A disposable address is usually most useful during the early, low-stakes part of evaluation. Good examples include:

  • Testing a free trial: you want to see the dashboard, sample recap flow, and basic notification experience before sharing your everyday address.
  • Joining one temporary workspace: maybe a friend, colleague, or community organizer asked you to look at one meeting summary and nothing more.
  • Comparing several meeting tools: if you are reviewing Read AI next to tools such as Otter AI, Fireflies AI, Fathom AI, or Grain, separate inboxes keep the trial noise organized.
  • Avoiding long-term vendor email: early-stage experiments often trigger follow-up messages for weeks or months.
  • Keeping side projects separate: if you are exploring a tool for a freelance project, class, pilot, or test environment, a separate inbox may be cleaner than using your main address immediately.

That is the sweet spot for Anonibox or any other temporary-email workflow: fast verification, low commitment, and minimal inbox clutter while you decide whether the tool is useful enough to keep.

When it gets risky

A temporary inbox becomes a bad fit once the account starts acting like real infrastructure instead of a simple trial. Meeting products can quickly move from “just testing” to “this account now owns important context.” That shift is where many people get burned.

Be careful if any of the following are true:

  • The account receives recurring meeting summaries you may need later.
  • You connect a calendar that powers ongoing scheduling or automated meeting participation.
  • You invite teammates, clients, or outside collaborators.
  • The account becomes the owner or admin of a workspace.
  • You expect to rely on account recovery, billing notices, or security alerts.
  • The summaries may contain sensitive project, recruiting, customer, or internal discussion details.

At that point, a disposable inbox stops being a privacy tool and starts becoming a reliability risk. If the inbox expires, stops receiving messages, or is hard to recover later, you may lose access to invitations, password resets, warnings, or workflow updates at exactly the wrong time.

What a good temporary-email workflow looks like

If your goal is a careful test rather than a permanent setup, use a simple process.

1. Generate the inbox before you sign up

Create the address first so the trial stays separated from the start. If you already know you are only exploring, there is no reason to route the first wave of welcome email into your main inbox.

2. Use it only for verification and early onboarding

Open the confirmation email, finish account verification, and review the first few setup messages. This gives you enough access to judge whether the tool is useful without committing your long-term address immediately.

3. Test a limited, realistic scenario

Do not try to build your full meeting stack on top of a temporary inbox. Instead, use one or two meetings, one pilot workspace, or one short evaluation window. That is enough to assess the quality of summaries, notifications, and sharing behavior.

4. Decide quickly whether the tool is worth keeping

After a short test, make a clean decision. Either stop using the account, or migrate it to an address you control long term. What you want to avoid is the half-permanent state where a disposable inbox ends up attached to a tool that now matters.

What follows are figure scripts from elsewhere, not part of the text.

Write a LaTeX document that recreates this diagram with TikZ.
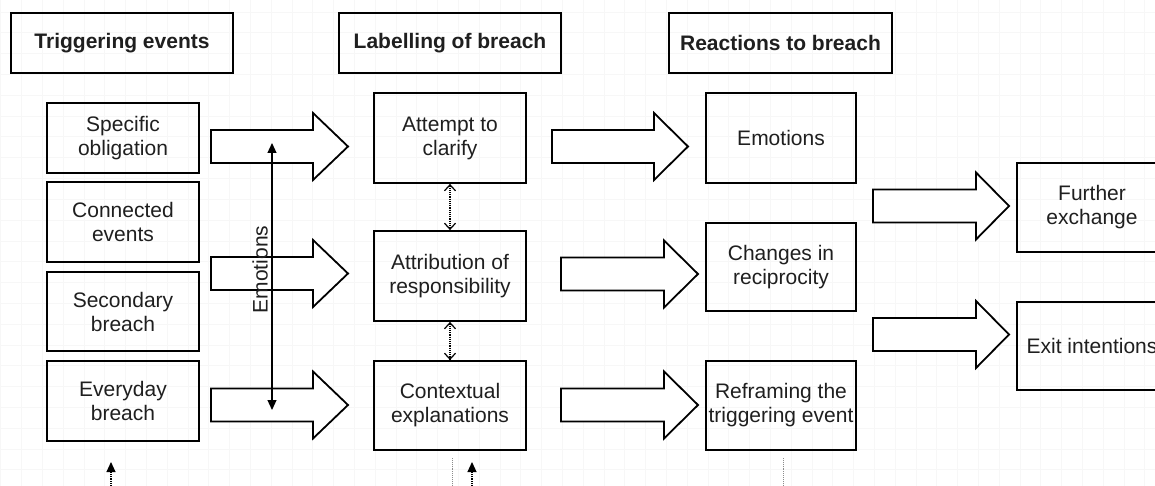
\documentclass[tikz,border=0pt]{standalone}
\usepackage{fontspec}
\setmainfont{Liberation Sans}
\usetikzlibrary{arrows.meta}
\newcommand\myBArrow[4]{%
  \draw[blockarrow] (#1,#4-16.5) -- (#2,#4-16.5) -- (#2,#4-33.5) -- (#3,#4)
    -- (#2,#4+33.5) -- (#2,#4+16.5) -- (#1,#4+16.5) -- cycle;}
\begin{document}
\begin{tikzpicture}[x=1pt,y=-1pt,
  box/.style={draw, line width=1.8pt, inner sep=0pt, align=center,
    font=\fontsize{21}{24}\selectfont, text=black!88},
  hdr/.style={box, font=\fontsize{21}{24}\selectfont\bfseries,
    minimum width=222pt, minimum height=60pt},
  item/.style={box, minimum width=152pt},
  blockarrow/.style={draw, line width=1.8pt, fill=white, line join=miter},
  dotarrow/.style={densely dotted, line width=1.2pt,
    {Straight Barb[length=6pt,width=11pt,line width=1.2pt]}-{Straight Barb[length=6pt,width=11pt,line width=1.2pt]}},
  emoarrow/.style={line width=1.2pt,
    {Triangle[length=10pt,width=9pt]}-{Triangle[length=10pt,width=9pt]}},
  stubarrow/.style={densely dotted, line width=1.1pt, -{Triangle[length=10pt,width=9pt]}},
  stubline/.style={densely dotted, line width=0.9pt, draw=black!45}
]
\useasboundingbox (0,0) rectangle (1155,486);
\clip (0,0) rectangle (1155,486);
\fill[white] (0,0) rectangle (1155,486);
% faint background grid
\foreach \i in {0,...,56} {
  \draw[black!3, line width=0.6pt] (0.6+\i*20.8,0) -- (0.6+\i*20.8,486);
}
\foreach \j in {-1,...,23} {
  \draw[black!3, line width=0.6pt] (0,12+\j*20.8) -- (1155,12+\j*20.8);
}
% headers
\node[hdr] (h1) at (122,43) {Triggering events};
\node[hdr] (h2) at (450,43) {Labelling of breach};
\node[hdr, minimum width=223pt] (h3) at (780.5,43) {Reactions to breach};
% triggering events
\node[item, minimum height=70pt] (a1) at (123,138) {Specific\\obligation};
\node[item, minimum height=80pt] (a2) at (123,222) {Connected\\events};
\node[item, minimum height=79pt] (a3) at (123,311.5) {Secondary\\breach};
\node[item, minimum height=80pt] (a4) at (123,401) {Everyday\\breach};
% labelling
\node[item, minimum height=90pt] (b1) at (450,138) {Attempt to\\clarify};
\node[item, minimum height=90pt] (b2) at (450,276) {Attribution of\\responsibility};
\node[item, minimum height=89pt] (b3) at (450,405.5) {Contextual\\explanations};
% reactions
\node[item, minimum width=150pt, minimum height=90pt] (c1) at (781,138) {Emotions};
\node[item, minimum width=150pt, minimum height=88pt] (c2) at (781,267) {Changes in\\reciprocity};
\node[item, minimum width=150pt, minimum height=89pt] (c3) at (781,405.5) {Reframing the\\triggering event};
% outcomes
\node[item, minimum width=150pt, minimum height=89pt] (d1) at (1092,207.5) {Further\\exchange};
\node[item, minimum width=150pt, minimum height=88pt] (d2) at (1092,346) {Exit intentions};
% block arrows
\myBArrow{211}{313}{348}{146.5}
\myBArrow{211}{313}{348}{273.5}
\myBArrow{211}{313}{348}{405}
\myBArrow{552}{654}{688}{146.5}
\myBArrow{561}{664}{698}{274}
\myBArrow{561}{664}{698}{405}
\myBArrow{873}{976}{1009}{206}
\myBArrow{873}{976}{1009}{334.5}
% dotted links in labelling column
\draw[dotarrow] (b1.south) -- (b2.north);
\draw[dotarrow] (b2.south) -- (b3.north);
% emotions double arrow
\coordinate (emoTop) at (272,143);
\coordinate (emoBot) at (272,410);
\draw[emoarrow] (emoTop) -- (emoBot);
\node[rotate=90, font=\fontsize{21}{24}\selectfont, text=black!88, inner sep=0pt, anchor=south]
  (emo) at (268,269.5) {Emotions};
% stubs at bottom edge
\coordinate (s1a) at (111,490); \coordinate (s1b) at (111,462);
\coordinate (s2a) at (472,490); \coordinate (s2b) at (472,462);
\coordinate (s3a) at (452,458); \coordinate (s3b) at (452,490);
\coordinate (s4a) at (783,458); \coordinate (s4b) at (783,490);
\draw[stubarrow] (s1a) -- (s1b);
\draw[stubarrow] (s2a) -- (s2b);
\draw[stubline] (s3a) -- (s3b);
\draw[stubline] (s4a) -- (s4b);
\end{tikzpicture}
\end{document}
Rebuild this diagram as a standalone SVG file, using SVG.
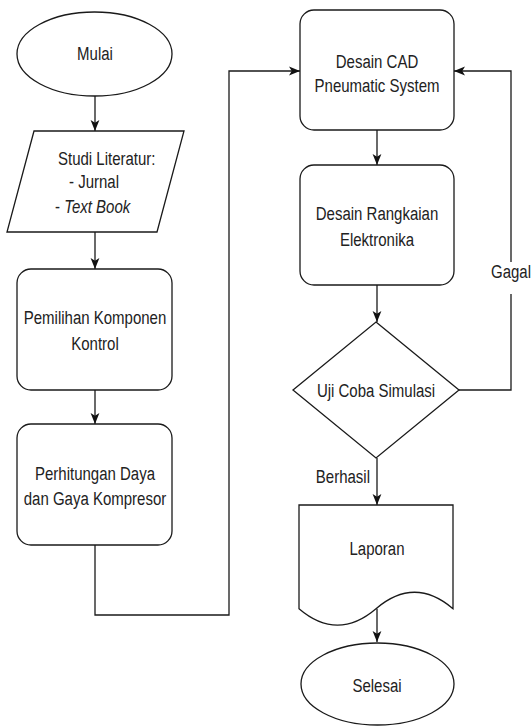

5. Save the messages and settings that matter

If you plan to switch addresses later, keep any important confirmation messages, invite notices, settings references, or onboarding instructions before the temporary inbox is gone.

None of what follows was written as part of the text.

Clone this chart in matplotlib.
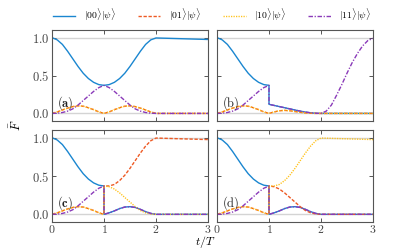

Why this matters more for meeting tools than simple newsletters

With a retailer, coupon site, or basic content download, a throwaway email is usually just a convenience. With meeting software, the account can become attached to conversations, action items, summaries, or collaboration habits that people actually depend on.

That means the cost of losing the inbox is higher. You are not just missing marketing mail. You may be missing a guest invitation, a recap delivery, a team-sharing alert, or a password reset connected to active work. The more the platform touches real communication, the less safe it is to leave the foundation on a temporary address.

Better alternatives if you want privacy without fragility

If you like the privacy benefits of a temp email but know the account may stick around, a middle-ground option is usually better.

  • Use a dedicated secondary inbox: ideal for job searching, vendor trials, freelance projects, or side work.
  • Use an email alias you control: this keeps your main inbox private while still letting you receive account recovery and long-term notices.
  • Use a team-owned mailbox for shared tools: especially if multiple people will depend on the account.

These options preserve privacy while giving you reliability that a disposable inbox may not provide. They are especially smart when a tool could become part of your regular workflow rather than a one-day test.

What to check before keeping the account

Before you decide whether to stay with Read AI, ask yourself a few practical questions:

  • Will this account hold meeting reports I may need again?
  • Will other people send me invites or expect me to receive recap emails reliably?
  • Will the account connect to a calendar, workspace, or organization that matters beyond a short test?
  • Would I be annoyed or blocked if I lost access to the inbox next month?
  • Am I using this as a short experiment, or has it quietly become part of real work?

If the honest answer points toward ongoing use, switch to a durable address sooner rather than later.

A simple rule of thumb

Use a disposable email for evaluation. Use a permanent, controlled email for ownership.

That rule covers most edge cases. If you are only checking whether the product fits your workflow, a temp inbox is fine. If the tool will store valuable summaries, support ongoing collaboration, or sit inside your real meeting stack, you want an address that is stable, recoverable, and easy to manage.

Common mistakes to avoid

  • Using a temp inbox as the admin address for a shared workspace.
  • Leaving recurring reports tied to an inbox you may not check later.
  • Forgetting to change the account email after a successful trial.
  • Assuming every account can be migrated cleanly after the fact.
  • Treating meeting-summary software like a zero-stakes newsletter signup.

Those mistakes are easy to make because the first signup looks simple. The consequences only show up later, once real meetings and real people are involved.

Final answer

A temp email for Read AI is useful when you want to test signup, review the early onboarding flow, or keep a one-off experiment separate from your main inbox. It is not a great permanent choice if the account will own recurring meeting summaries, calendar-linked activity, shared notes, or team collaboration.

If you want the privacy benefit, use a temporary inbox for the trial period and then upgrade to a stable address once the tool proves valuable. That gives you the best balance: less inbox spam during evaluation, without creating avoidable account-recovery or workflow problems later.